§ **Work to be completed**: Your task is to copy every line of the entries that contains "with".

━━ Information given

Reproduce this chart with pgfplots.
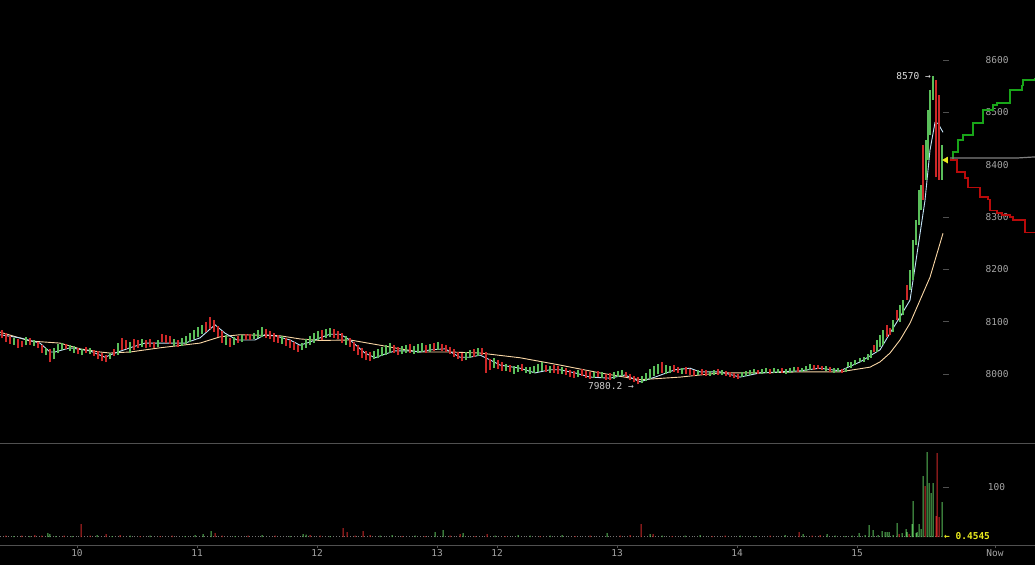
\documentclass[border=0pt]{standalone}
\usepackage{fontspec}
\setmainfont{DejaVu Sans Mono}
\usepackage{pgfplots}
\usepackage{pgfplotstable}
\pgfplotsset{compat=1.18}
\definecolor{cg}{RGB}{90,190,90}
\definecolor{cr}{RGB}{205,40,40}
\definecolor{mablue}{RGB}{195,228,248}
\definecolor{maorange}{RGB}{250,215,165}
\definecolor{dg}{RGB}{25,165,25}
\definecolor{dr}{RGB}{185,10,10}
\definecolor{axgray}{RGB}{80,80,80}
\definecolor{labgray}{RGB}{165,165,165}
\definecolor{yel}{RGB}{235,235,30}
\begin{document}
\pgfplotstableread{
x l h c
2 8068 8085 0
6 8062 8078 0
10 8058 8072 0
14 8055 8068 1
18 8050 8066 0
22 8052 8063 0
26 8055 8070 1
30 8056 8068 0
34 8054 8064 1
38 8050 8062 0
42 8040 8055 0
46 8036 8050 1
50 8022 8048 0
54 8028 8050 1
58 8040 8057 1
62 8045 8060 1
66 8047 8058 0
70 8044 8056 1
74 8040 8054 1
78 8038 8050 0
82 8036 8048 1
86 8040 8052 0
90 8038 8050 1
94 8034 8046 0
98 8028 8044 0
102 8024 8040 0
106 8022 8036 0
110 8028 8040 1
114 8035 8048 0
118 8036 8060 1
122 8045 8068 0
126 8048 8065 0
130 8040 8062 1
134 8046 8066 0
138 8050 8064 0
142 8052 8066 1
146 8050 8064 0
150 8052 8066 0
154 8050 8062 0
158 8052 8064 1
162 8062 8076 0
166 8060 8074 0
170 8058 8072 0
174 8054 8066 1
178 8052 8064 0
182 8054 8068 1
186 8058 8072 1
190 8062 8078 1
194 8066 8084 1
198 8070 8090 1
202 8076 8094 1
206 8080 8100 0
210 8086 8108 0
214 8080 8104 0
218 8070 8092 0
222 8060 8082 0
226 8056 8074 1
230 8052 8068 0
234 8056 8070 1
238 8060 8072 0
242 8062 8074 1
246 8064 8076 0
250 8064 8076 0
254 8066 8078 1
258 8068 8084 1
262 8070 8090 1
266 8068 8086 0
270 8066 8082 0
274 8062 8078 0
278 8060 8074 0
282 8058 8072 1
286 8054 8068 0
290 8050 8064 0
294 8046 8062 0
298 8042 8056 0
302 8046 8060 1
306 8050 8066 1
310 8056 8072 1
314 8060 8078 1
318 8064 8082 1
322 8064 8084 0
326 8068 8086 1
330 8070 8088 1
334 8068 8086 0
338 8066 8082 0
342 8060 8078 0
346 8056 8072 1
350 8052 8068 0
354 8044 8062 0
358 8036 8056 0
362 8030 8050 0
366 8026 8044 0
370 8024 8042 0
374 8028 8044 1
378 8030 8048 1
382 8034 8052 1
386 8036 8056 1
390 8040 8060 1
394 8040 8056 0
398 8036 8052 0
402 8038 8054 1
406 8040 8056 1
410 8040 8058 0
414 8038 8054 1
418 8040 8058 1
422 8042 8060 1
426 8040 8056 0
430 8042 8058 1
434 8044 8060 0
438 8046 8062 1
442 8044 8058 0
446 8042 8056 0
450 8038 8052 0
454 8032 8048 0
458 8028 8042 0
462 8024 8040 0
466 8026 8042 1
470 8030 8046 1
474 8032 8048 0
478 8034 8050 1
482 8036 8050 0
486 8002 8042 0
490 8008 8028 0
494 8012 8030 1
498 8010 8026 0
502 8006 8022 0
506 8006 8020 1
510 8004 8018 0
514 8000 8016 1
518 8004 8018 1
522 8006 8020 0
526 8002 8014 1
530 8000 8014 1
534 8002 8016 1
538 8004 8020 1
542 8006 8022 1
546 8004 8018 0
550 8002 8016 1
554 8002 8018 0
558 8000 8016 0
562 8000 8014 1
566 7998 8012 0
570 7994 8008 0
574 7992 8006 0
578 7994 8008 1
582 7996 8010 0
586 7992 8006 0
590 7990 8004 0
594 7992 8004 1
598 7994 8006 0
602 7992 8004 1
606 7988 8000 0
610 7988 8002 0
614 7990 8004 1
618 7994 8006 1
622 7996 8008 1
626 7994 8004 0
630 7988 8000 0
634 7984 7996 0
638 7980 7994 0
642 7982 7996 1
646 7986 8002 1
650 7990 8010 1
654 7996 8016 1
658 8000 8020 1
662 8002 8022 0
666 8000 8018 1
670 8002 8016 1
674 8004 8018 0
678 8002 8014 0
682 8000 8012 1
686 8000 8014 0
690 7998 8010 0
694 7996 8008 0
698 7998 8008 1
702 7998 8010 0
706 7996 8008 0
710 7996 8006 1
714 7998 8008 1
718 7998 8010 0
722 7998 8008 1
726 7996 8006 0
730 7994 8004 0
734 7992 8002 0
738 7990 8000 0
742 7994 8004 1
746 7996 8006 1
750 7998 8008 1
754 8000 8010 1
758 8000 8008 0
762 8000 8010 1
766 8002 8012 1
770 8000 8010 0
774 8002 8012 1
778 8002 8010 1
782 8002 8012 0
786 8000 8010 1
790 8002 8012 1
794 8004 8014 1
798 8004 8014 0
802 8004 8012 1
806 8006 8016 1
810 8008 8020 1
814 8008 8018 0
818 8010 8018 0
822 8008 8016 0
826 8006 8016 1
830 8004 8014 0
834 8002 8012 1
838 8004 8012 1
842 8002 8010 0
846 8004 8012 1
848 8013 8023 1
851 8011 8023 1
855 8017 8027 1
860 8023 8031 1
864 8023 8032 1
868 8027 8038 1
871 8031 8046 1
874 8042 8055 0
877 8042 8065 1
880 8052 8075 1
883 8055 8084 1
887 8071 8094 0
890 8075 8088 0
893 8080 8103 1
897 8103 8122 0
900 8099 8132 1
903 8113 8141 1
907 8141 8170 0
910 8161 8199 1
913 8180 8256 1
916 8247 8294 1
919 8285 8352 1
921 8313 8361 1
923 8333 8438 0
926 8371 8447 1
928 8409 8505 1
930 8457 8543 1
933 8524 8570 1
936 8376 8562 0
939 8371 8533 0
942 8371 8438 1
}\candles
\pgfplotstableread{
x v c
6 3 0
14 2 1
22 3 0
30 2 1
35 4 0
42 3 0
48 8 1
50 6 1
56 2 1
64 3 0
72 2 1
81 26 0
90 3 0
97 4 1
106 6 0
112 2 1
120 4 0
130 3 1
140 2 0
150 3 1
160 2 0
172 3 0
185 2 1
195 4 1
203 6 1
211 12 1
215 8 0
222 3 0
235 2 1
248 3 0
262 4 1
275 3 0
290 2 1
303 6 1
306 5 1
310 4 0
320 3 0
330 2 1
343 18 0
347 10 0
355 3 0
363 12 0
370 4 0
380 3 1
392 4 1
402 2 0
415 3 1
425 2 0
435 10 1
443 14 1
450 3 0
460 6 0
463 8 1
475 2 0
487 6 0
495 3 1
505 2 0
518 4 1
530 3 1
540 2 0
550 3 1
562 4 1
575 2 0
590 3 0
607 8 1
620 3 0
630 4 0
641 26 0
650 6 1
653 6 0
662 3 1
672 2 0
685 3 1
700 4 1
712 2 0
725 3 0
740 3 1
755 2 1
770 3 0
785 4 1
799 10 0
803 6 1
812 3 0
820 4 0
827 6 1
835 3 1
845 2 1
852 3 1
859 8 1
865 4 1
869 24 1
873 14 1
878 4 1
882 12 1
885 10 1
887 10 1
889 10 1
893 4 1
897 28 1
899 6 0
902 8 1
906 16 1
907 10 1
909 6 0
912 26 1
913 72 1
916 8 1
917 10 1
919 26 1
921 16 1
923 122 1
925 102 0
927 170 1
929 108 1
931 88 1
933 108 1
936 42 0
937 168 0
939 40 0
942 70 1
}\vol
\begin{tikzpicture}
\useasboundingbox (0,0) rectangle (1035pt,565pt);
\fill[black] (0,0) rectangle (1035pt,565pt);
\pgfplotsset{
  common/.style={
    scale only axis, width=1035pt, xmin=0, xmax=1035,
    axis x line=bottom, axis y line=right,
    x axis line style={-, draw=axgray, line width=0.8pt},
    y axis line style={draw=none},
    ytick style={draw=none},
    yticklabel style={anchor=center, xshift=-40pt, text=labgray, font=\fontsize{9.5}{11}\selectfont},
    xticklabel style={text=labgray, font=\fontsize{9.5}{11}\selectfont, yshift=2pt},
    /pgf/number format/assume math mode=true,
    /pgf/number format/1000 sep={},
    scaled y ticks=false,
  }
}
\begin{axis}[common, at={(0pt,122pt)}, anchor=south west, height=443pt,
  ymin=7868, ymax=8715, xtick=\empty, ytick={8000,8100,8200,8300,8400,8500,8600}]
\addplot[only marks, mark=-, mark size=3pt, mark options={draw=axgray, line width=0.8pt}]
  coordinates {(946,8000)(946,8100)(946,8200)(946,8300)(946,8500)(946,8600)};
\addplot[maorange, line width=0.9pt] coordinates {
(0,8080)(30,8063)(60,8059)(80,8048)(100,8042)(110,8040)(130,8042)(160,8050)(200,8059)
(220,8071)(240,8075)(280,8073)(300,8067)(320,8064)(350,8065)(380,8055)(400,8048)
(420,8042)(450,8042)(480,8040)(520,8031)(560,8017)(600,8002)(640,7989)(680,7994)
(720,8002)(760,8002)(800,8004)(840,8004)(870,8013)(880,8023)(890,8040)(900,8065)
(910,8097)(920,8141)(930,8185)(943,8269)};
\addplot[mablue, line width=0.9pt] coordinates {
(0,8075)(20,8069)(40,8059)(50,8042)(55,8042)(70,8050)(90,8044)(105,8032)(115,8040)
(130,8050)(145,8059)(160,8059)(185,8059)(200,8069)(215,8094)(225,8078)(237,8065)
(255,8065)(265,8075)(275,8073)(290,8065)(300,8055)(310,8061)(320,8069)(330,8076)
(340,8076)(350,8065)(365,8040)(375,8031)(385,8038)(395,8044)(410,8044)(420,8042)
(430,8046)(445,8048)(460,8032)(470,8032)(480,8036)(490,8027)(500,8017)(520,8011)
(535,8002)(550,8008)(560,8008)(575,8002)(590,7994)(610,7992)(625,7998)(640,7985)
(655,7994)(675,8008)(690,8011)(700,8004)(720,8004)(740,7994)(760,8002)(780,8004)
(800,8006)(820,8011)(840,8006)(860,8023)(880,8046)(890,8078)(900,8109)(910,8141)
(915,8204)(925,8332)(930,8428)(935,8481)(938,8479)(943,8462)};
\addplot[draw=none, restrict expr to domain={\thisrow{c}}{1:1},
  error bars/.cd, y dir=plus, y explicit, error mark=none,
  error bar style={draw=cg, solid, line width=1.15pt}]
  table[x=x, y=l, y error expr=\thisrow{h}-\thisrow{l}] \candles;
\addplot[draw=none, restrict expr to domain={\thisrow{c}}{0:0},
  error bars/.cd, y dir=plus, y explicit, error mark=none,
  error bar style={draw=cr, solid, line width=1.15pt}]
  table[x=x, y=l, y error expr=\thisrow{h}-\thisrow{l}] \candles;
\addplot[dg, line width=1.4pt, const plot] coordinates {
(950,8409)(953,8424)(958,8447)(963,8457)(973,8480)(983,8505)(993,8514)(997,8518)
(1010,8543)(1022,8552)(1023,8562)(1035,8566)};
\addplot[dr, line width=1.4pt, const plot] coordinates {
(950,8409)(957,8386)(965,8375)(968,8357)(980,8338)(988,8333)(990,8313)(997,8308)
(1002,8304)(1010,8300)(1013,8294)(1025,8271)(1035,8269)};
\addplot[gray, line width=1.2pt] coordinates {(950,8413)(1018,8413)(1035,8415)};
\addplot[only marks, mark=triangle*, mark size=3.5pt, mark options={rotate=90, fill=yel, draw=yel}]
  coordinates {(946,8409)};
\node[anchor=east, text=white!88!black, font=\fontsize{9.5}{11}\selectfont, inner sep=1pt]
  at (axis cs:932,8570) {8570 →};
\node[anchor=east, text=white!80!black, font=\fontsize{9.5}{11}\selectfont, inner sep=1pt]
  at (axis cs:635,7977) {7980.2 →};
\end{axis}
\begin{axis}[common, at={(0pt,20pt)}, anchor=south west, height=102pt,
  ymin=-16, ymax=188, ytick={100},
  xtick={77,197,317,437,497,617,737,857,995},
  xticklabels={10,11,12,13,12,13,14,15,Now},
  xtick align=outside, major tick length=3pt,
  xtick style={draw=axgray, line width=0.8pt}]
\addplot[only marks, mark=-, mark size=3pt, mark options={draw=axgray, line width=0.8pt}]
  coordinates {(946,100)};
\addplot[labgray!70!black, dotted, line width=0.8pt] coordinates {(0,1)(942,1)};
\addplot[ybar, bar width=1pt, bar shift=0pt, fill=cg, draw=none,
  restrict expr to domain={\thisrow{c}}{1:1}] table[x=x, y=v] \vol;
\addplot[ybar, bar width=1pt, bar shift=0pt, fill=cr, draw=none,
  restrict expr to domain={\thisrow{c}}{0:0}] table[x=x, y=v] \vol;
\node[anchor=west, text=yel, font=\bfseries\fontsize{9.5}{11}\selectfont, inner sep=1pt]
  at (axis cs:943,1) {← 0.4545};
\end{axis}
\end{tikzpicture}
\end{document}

━━━━
━━ Information given

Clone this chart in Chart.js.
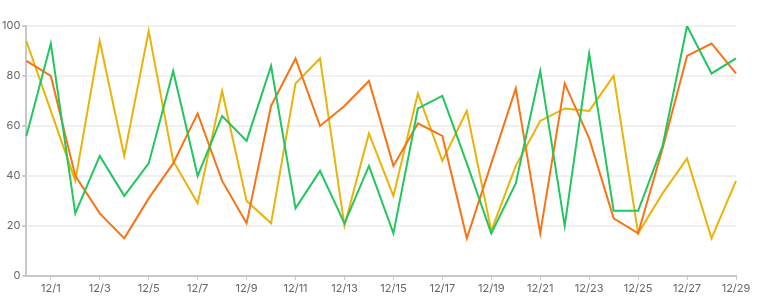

━━━━
━━ Information given

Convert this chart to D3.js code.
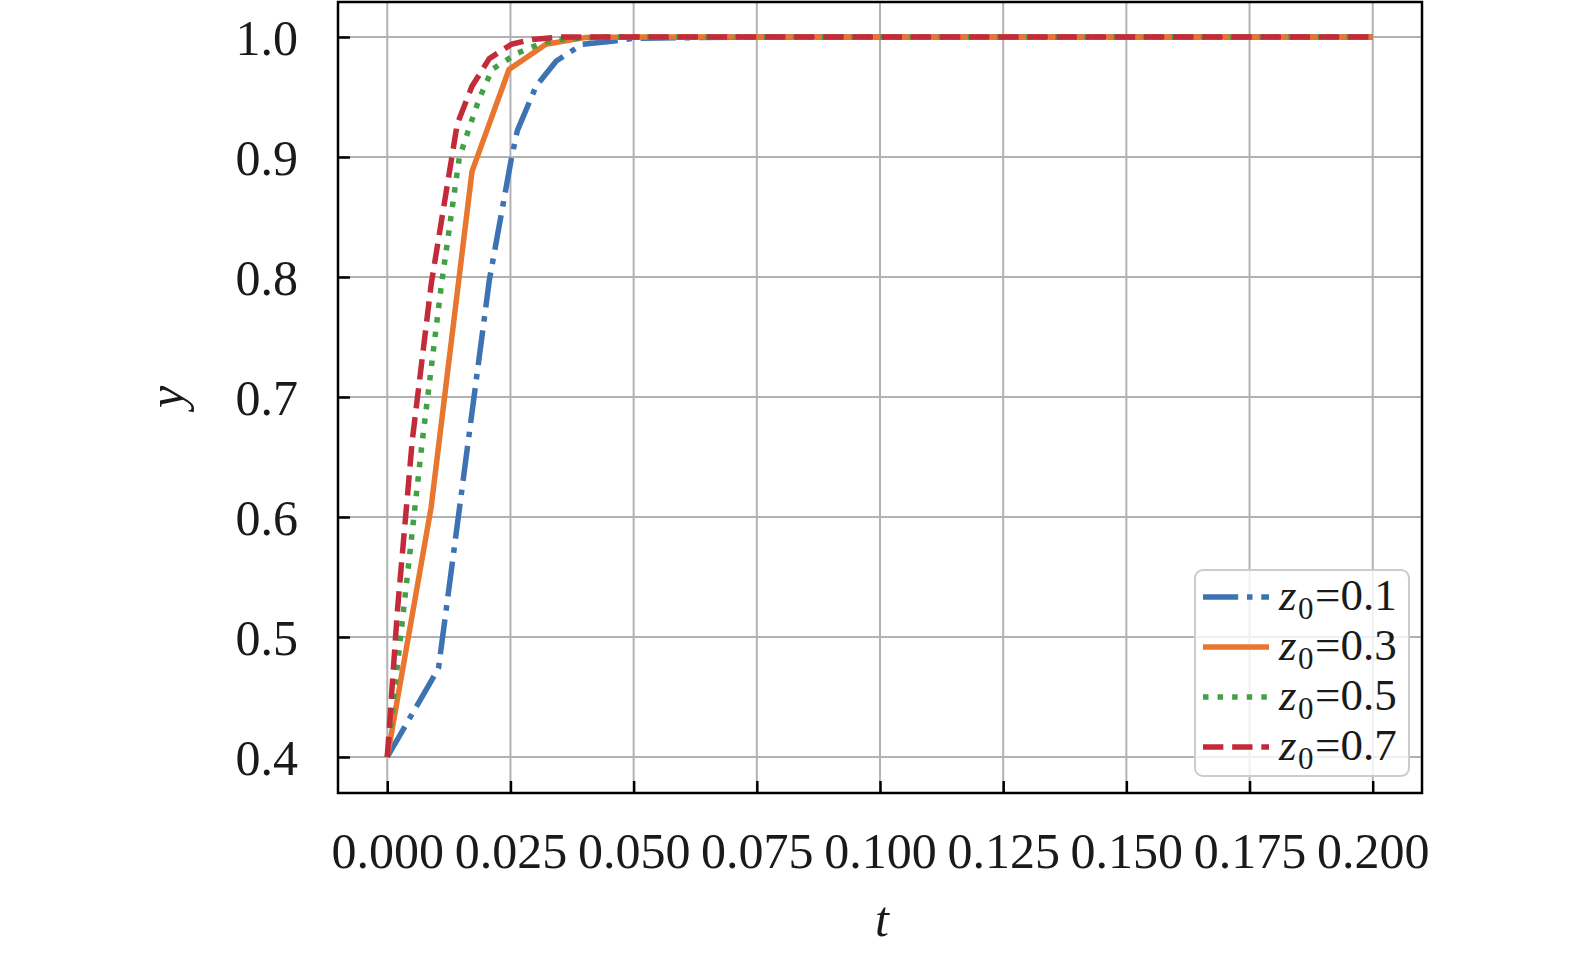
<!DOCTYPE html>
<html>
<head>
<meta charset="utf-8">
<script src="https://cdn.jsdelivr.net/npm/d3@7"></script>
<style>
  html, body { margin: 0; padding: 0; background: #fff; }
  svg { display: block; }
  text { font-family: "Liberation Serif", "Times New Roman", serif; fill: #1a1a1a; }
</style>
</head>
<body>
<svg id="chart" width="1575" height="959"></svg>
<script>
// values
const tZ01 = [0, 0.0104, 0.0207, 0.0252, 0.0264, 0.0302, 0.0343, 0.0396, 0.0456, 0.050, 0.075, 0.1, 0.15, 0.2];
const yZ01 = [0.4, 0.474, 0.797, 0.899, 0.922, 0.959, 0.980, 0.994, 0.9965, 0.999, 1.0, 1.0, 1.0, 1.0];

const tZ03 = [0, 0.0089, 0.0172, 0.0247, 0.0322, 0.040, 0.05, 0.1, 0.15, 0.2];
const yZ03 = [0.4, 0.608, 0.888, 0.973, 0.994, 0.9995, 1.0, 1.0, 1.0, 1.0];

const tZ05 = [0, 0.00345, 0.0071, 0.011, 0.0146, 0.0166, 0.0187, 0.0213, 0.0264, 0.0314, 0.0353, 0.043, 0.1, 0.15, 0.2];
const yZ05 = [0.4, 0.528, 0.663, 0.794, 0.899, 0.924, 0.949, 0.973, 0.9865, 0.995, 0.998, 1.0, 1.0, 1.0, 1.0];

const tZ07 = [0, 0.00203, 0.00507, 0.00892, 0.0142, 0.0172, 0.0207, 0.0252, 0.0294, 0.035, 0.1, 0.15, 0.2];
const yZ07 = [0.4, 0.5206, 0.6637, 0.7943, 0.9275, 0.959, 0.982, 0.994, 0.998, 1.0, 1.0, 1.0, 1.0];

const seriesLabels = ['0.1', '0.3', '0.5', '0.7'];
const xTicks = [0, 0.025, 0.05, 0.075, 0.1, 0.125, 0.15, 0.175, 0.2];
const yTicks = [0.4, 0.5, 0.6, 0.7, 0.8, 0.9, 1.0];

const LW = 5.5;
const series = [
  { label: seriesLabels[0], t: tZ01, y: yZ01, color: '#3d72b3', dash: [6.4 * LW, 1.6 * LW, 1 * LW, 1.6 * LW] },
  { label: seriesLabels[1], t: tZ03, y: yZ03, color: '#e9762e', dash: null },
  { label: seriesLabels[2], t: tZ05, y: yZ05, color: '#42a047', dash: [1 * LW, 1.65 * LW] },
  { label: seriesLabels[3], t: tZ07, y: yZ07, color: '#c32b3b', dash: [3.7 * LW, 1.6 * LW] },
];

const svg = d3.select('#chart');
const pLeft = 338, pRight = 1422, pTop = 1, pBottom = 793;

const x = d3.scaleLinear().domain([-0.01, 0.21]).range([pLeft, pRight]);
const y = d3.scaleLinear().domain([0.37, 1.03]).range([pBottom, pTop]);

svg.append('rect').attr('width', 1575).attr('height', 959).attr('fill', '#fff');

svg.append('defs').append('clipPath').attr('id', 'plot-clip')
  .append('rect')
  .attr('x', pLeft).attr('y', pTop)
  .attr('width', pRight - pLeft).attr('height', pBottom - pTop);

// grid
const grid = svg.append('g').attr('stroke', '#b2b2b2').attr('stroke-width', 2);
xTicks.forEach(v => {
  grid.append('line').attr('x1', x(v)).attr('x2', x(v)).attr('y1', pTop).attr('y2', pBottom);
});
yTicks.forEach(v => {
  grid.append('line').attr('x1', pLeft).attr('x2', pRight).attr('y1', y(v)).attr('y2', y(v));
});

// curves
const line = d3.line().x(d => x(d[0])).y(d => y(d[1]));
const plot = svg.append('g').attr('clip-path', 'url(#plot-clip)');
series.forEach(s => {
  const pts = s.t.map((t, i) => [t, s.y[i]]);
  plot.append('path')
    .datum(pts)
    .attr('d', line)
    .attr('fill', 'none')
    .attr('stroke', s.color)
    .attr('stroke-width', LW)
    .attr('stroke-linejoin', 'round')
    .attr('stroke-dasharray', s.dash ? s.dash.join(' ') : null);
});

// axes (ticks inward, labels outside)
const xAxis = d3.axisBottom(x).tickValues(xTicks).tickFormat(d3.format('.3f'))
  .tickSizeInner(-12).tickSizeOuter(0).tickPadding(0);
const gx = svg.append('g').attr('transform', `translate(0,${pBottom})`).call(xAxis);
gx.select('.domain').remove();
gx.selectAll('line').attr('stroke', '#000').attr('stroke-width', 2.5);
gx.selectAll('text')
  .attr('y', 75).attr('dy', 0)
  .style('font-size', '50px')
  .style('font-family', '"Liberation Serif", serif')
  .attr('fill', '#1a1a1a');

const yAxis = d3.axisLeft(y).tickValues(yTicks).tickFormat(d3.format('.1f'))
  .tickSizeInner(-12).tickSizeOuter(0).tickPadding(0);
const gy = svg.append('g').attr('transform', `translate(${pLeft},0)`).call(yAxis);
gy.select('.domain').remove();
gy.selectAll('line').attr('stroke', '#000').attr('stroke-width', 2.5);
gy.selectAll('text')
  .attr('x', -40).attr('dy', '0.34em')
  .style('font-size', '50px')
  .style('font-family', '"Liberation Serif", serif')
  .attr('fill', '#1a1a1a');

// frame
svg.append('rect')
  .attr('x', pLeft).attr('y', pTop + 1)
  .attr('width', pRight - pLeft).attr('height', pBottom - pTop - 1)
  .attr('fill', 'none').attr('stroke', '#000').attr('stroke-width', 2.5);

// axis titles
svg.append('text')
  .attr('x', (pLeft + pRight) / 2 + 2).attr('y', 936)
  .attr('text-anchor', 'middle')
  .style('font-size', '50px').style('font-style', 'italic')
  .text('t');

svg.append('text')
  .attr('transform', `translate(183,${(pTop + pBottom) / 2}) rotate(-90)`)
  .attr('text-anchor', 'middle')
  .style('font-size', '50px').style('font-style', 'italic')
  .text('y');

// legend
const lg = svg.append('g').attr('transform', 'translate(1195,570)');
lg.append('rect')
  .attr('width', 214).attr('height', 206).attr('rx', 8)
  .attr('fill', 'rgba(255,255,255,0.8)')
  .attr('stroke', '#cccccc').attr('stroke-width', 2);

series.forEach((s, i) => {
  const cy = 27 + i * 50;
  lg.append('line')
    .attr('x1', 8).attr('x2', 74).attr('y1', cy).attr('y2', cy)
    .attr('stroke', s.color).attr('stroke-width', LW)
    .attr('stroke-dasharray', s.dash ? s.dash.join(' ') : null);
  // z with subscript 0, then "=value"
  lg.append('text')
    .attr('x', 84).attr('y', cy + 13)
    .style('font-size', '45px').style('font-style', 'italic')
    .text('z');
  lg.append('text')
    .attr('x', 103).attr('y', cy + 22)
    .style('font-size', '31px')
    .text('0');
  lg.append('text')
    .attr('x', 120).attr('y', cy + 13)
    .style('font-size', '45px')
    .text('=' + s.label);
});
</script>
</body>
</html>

━━━━

§ **Output of the exercise**:
Reproduce this chart with pgfplots.
  // z with subscript 0, then "=value"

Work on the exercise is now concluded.